Scrap merchants' dwindling stocks to help narrow cash copper discount

Anil Mathews
ScrapMonster Author
Seasonally stronger copper demand in top consumer China and dwindling stocks of scrap are expected to narrow the discount between metal for nearby delivery against the three-month contract, which hit a four-year high this week.

Scrap merchants' dwindling stocks to help narrow cash copper discount

Reuters -- Seasonally stronger copper demand in top consumer China and dwindling stocks of scrap are expected to narrow the discount between metal for nearby delivery against the three-month contract, which hit a four-year high this week.

The discount or contango for the cash copper contract against the three-month forward on the London Metal Exchange jumped to $35.25 a tonne MCU0-3 this month, matching the high hit in June 2013. It closed at $27.25 on Tuesday compared with a $3 premium in January.

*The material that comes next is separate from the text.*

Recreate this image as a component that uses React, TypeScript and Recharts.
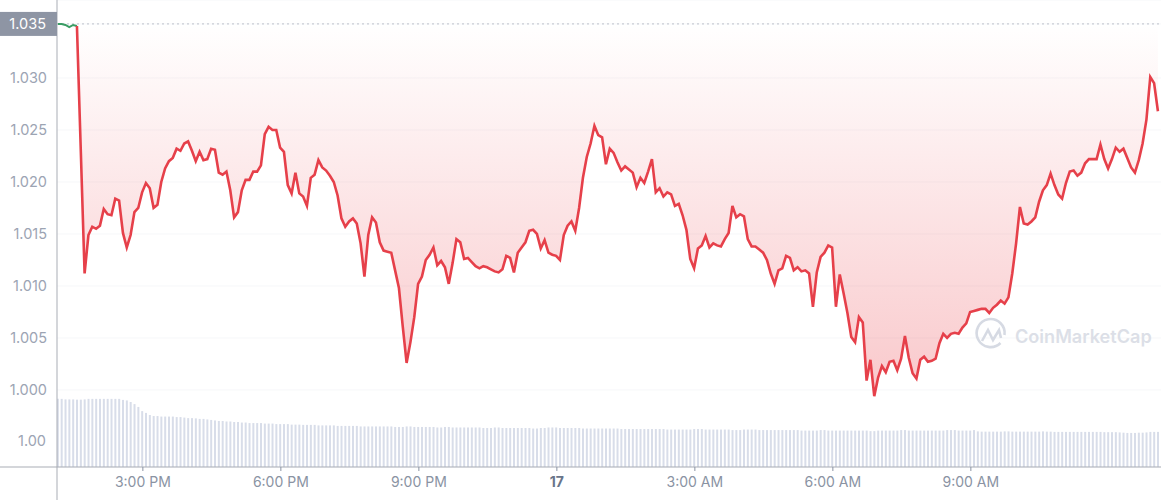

"As second-quarter physical buying gets underway the contango will decline," Societe Generale analyst Robin Bhar said. "Copper rallied because people were worried about supply disruptions, it saw scrap dealers around the world sell inventory, the bulk of which has probably already come through."

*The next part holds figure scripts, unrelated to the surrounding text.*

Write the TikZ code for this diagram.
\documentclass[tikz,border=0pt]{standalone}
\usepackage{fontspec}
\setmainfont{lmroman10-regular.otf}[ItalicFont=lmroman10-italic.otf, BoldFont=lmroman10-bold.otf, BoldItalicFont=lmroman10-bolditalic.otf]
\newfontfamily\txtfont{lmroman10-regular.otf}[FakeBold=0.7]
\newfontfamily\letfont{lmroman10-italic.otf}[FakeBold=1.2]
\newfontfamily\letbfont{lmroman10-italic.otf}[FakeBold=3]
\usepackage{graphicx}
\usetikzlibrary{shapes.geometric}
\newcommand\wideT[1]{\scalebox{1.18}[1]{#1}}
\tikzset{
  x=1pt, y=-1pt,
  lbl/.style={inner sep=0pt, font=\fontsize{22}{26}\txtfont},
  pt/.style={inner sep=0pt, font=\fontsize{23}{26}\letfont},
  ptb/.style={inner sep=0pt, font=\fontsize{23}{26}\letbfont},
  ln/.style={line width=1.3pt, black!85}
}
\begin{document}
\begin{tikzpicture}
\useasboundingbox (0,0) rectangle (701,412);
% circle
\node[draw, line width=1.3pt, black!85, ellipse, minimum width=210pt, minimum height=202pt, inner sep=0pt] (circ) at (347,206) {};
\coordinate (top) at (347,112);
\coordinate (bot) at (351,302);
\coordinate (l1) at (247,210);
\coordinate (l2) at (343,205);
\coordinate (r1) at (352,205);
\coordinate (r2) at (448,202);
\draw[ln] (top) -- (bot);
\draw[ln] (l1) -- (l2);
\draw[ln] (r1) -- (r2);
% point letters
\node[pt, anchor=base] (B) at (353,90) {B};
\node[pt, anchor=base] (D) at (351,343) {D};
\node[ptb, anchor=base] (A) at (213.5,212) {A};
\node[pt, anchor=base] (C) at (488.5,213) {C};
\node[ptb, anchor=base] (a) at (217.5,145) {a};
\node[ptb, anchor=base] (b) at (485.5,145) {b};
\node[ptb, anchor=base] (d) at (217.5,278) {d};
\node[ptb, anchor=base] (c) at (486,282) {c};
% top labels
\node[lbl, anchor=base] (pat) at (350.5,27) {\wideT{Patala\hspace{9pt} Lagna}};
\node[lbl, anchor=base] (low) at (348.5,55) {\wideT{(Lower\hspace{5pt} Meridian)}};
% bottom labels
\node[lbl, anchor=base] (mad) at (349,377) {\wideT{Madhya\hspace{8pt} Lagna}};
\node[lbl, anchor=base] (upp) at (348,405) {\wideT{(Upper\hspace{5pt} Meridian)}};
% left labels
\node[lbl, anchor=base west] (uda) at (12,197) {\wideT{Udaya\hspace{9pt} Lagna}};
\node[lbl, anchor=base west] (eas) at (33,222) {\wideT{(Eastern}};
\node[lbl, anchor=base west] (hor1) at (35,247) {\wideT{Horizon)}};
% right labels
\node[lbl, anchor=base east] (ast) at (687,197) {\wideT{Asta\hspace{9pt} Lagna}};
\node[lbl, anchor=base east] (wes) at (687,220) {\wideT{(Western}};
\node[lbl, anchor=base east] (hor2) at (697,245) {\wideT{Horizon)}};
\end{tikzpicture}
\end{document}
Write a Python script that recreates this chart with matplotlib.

China is the world's largest consumer, accounting for nearly half of global demand estimated at more than 23 million tonnes this year. Chinese demand typically rises in the second quarter ahead of the summer months when construction and industrial activity picks up.

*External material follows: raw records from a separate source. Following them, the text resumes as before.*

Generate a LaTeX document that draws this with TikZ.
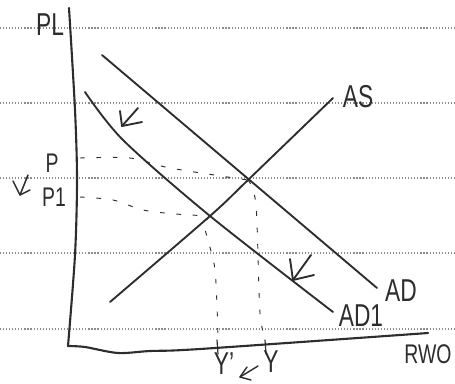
\documentclass[tikz,border=0pt]{standalone}
\usepackage{graphicx}
\usepackage{fontspec}
\setsansfont{Liberation Sans}
\usetikzlibrary{arrows.meta}
\definecolor{Pencil}{RGB}{45,45,45}
\definecolor{RuleGray}{RGB}{140,140,140}
\newcommand{\hand}[1]{\scalebox{.72}[1]{#1}}

\begin{document}
\begin{tikzpicture}[x=0.03cm,y=-0.03cm,
    curve/.style={Pencil,line width=1.6pt,line cap=round,line join=round},
    axisline/.style={Pencil,line width=1.8pt,line cap=round,line join=round},
    ruled/.style={RuleGray,line width=1pt,dash pattern=on 1pt off 1.6pt},
    guide/.style={Pencil,line width=.8pt,dash pattern=on 4pt off 10pt},
    lbl/.style={Pencil,inner sep=0pt,font=\sffamily\fontsize{27}{27}\selectfont},
    small/.style={Pencil,inner sep=0pt,font=\sffamily\fontsize{23}{23}\selectfont}]
  \useasboundingbox (0,0) rectangle (455,383);
  % lined paper
  \foreach \y in {28,103,178,253,329}
    \draw[ruled] (0,\y) -- (455,\y);
  % axes
  \draw[axisline] plot[smooth] coordinates {(69,8) (75,110) (77,180) (75,255) (68,346)};
  \draw[axisline] plot[smooth] coordinates {(68,346) (85,347) (118,353) (150,351) (200,349) (428,333)};
  % curves
  \draw[curve] (102,55) -- (377,288);
  \draw[curve] plot[smooth] coordinates {(85,92) (123,140) (210,216) (333,312)};
  \draw[curve] plot[smooth] coordinates {(110,302) (210,216) (248,180) (333,98)};
  % equilibrium guides
  \coordinate (E) at (248,180);
  \coordinate (E1) at (210,216);
  \draw[guide] plot[smooth] coordinates {(80,158) (130,158) (170,168) (E)};
  \draw[guide] plot[smooth] coordinates {(80,197) (113,200) (143,210) (176,214) (E1)};
  \draw[guide] plot[smooth] coordinates {(E) (256,205) (260,313) (266,340)};
  \draw[guide] plot[smooth] coordinates {(E1) (205,228) (215,270) (218,340)};
  \draw[curve,line width=1pt] (217,340) -- (218,354);
  \draw[curve,line width=1pt] (265,340) -- (266,354);
  % shift arrows
  \draw[curve] (138,108) -- (122,126);
  \draw[curve] (120,111) -- (122,126) -- (142,122);
  \draw[curve] (311,255) -- (293,280);
  \draw[curve] (290,259) -- (293,280) -- (314,275);
  \draw[curve,line width=1.2pt] (258,366) -- (240,377);
  \draw[curve,line width=1.2pt] (247,367) -- (240,377) -- (251,380);
  \draw[curve,line width=1.3pt] (28,175) -- (20,195);
  \draw[curve,line width=1.3pt] (13,181) -- (20,195) -- (30,190);
  % labels
  \node[lbl] (pl) at (50,25) {\hand{PL}};
  \node[lbl] (as) at (358,97) {\hand{AS}};
  \node[lbl] (ad) at (401,291) {\hand{AD}};
  \node[lbl] (adone) at (361,316) {\hand{AD1}};
  \node[small] (rwo) at (428,354) {\hand{RWO}};
  \node[small] (p) at (52,163) {\hand{P}};
  \node[small] (pone) at (54,197) {\hand{P1}};
  \node[lbl] (yone) at (224,364) {\hand{Y'}};
  \node[lbl] (y) at (271,362) {\hand{Y}};
\end{tikzpicture}
\end{document}
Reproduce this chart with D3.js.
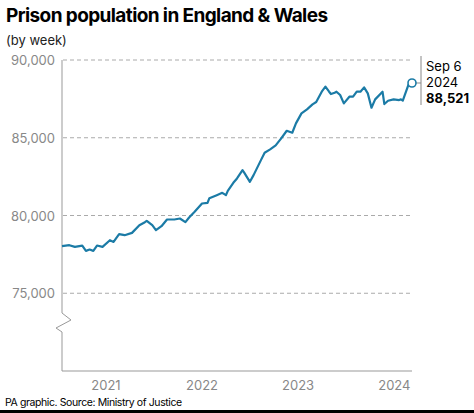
<!DOCTYPE html>
<html><head><meta charset="utf-8">
<script src="https://cdn.jsdelivr.net/npm/d3@7"></script>
<style>body{margin:0;background:#fff;font-family:Inter,"Liberation Sans",sans-serif;}</style>
</head><body>
<svg id="c" width="474" height="413"></svg>
<script>
'use strict';

var START = '2021-01-15';
var weeks = [0,4,7,11,13,15,17,19,22,26,28,31,34,38,42,45,46,49,51,54,57,61,64,67,69,72,76,79,80,84,87,89,90,93,95,98,99,102,104,108,110,113,116,119,122,125,127,130,133,136,138,141,143,145,146,148,149,151,153,156,158,160,162,164,166,168,170,174,175,177,180,183,184,185,188,190];
var population = [78026,78090,77982,78068,77725,77811,77725,78068,77982,78410,78303,78797,78733,78883,79377,79570,79656,79377,79055,79313,79742,79742,79807,79570,79871,80236,80772,80815,81115,81309,81459,81309,81588,82103,82382,82918,82746,82167,82596,83562,84034,84249,84506,84957,85450,85322,85923,86566,86824,87146,87296,87961,88283,87961,87811,87897,87961,87747,87210,87639,87639,87961,87961,88240,87854,86931,87468,87961,87167,87382,87468,87425,87468,87382,88391,88521];
var yTicks = [75000, 80000, 85000, 90000];
var yearLabels = [2021, 2022, 2023, 2024];

var svg = d3.select('#c');
var start = d3.isoParse(START);
var data = weeks.map(function (w, i) { return { date: d3.timeDay.offset(start, w * 7), value: population[i] }; });
var last = data[data.length - 1];

var x = d3.scaleTime().domain([start, last.date]).range([62, 412]);
var y = d3.scaleLinear().domain([70000, 90000]).range([371, 60]);

// title
svg.append('text').attr('x', 6).attr('y', 22).attr('font-size', 19).attr('font-weight', 700)
    .attr('letter-spacing', -0.6).text('Prison population in England & Wales');
svg.append('text').attr('x', 6).attr('y', 45).attr('font-size', 13).attr('fill', '#222').text('(by week)');

// grid
svg.selectAll('.grid').data(yTicks).enter().append('line')
    .attr('x1', 63).attr('x2', 410).attr('y1', function (d) { return y(d); }).attr('y2', function (d) { return y(d); })
    .attr('stroke', '#aaa').attr('stroke-dasharray', '4,3');
svg.selectAll('.yl').data(yTicks).enter().append('text')
    .attr('x', 55).attr('y', function (d) { return y(d) + 5; }).attr('text-anchor', 'end')
    .attr('font-size', 13).attr('fill', '#888').text(d3.format(','));

// axes with break
svg.append('path').attr('fill', 'none').attr('stroke', '#999')
    .attr('d', 'M62,' + y(90000) + 'V313L71,320L56,328L62,332V371H412');

svg.selectAll('.xl').data(yearLabels).enter().append('text')
    .attr('x', function (d) { return x(new Date(d, 6, 1)); }).attr('y', 390)
    .attr('text-anchor', 'middle').attr('font-size', 13).attr('fill', '#888').text(String);

// line
svg.append('path').datum(data).attr('fill', 'none').attr('stroke', '#1b7ba6').attr('stroke-width', 2.2)
    .attr('stroke-linejoin', 'round')
    .attr('d', d3.line().x(function (d) { return x(d.date); }).y(function (d) { return y(d.value); }));

// end marker + label
var ex = x(last.date), ey = y(last.value);
svg.append('line').attr('x1', ex + 4).attr('x2', 421).attr('y1', ey).attr('y2', ey).attr('stroke', '#888');
svg.append('line').attr('x1', 421).attr('x2', 421).attr('y1', 56).attr('y2', 105).attr('stroke', '#888');
svg.append('circle').attr('cx', ex).attr('cy', ey).attr('r', 4).attr('fill', '#fff')
    .attr('stroke', '#1b7ba6').attr('stroke-width', 1.6);
svg.append('text').attr('x', 426).attr('y', 71).attr('font-size', 13).text('Sep 6');
svg.append('text').attr('x', 426).attr('y', 87).attr('font-size', 13).text('2024');
svg.append('text').attr('x', 426).attr('y', 103).attr('font-size', 13).attr('font-weight', 700)
    .text(d3.format(',')(last.value));

// footer
svg.append('text').attr('x', 5).attr('y', 406).attr('font-size', 10.5).attr('letter-spacing', -0.4)
    .text('PA graphic. Source: Ministry of Justice');
svg.append('rect').attr('x', 0).attr('y', 410).attr('width', 474).attr('height', 3).attr('fill', '#000');
</script>
</body></html>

The trigger for scrap dealers to release stocks was higher benchmark copper prices, which climbed above $6,200 in February, the highest since March 2015 and a gain of nearly 30 percent since November last year.

Citi analyst David Wilson expects scrap supplies to increase by one million tonnes this year relative to 2016, overwhelming losses of around 385,000 tonnes from disruptions at mines.

"We expect the rate of scrap flow to slow into the second half of the year, as scrap inventories at merchants are drawn," Wilson said, adding that disruptions could cut mine supply by around 7 percent this year.

That is above the 5 percent analysts typically assume.

Disruptions include strikes in Chile at BHP Billiton's Escondida, the world's largest copper mine, and in Peru at Cerro Verde.

In Indonesia, production at Freeport-McMoRan's giant Grasberg mine in Papua fell after the government banned copper concentrate exports on Jan. 12, part of an effort to boost the local smelter industry.

These problems gave the impression of bottlenecks and supply shortages, but there was no shortage of concentrate for smelters, Aurubis, Europe's largest copper producer, said in a newsletter.

"There were large amounts of cathode that suddenly appeared on the official warehousing system," it said.

Stocks of copper in LME-approved warehouses rose more than 70 percent to above 340,000 tonnes in the first half of March but have since fallen more than 30 percent to below 260,000 tonnes. They are expected to fall further as demand strengthens over the next three months.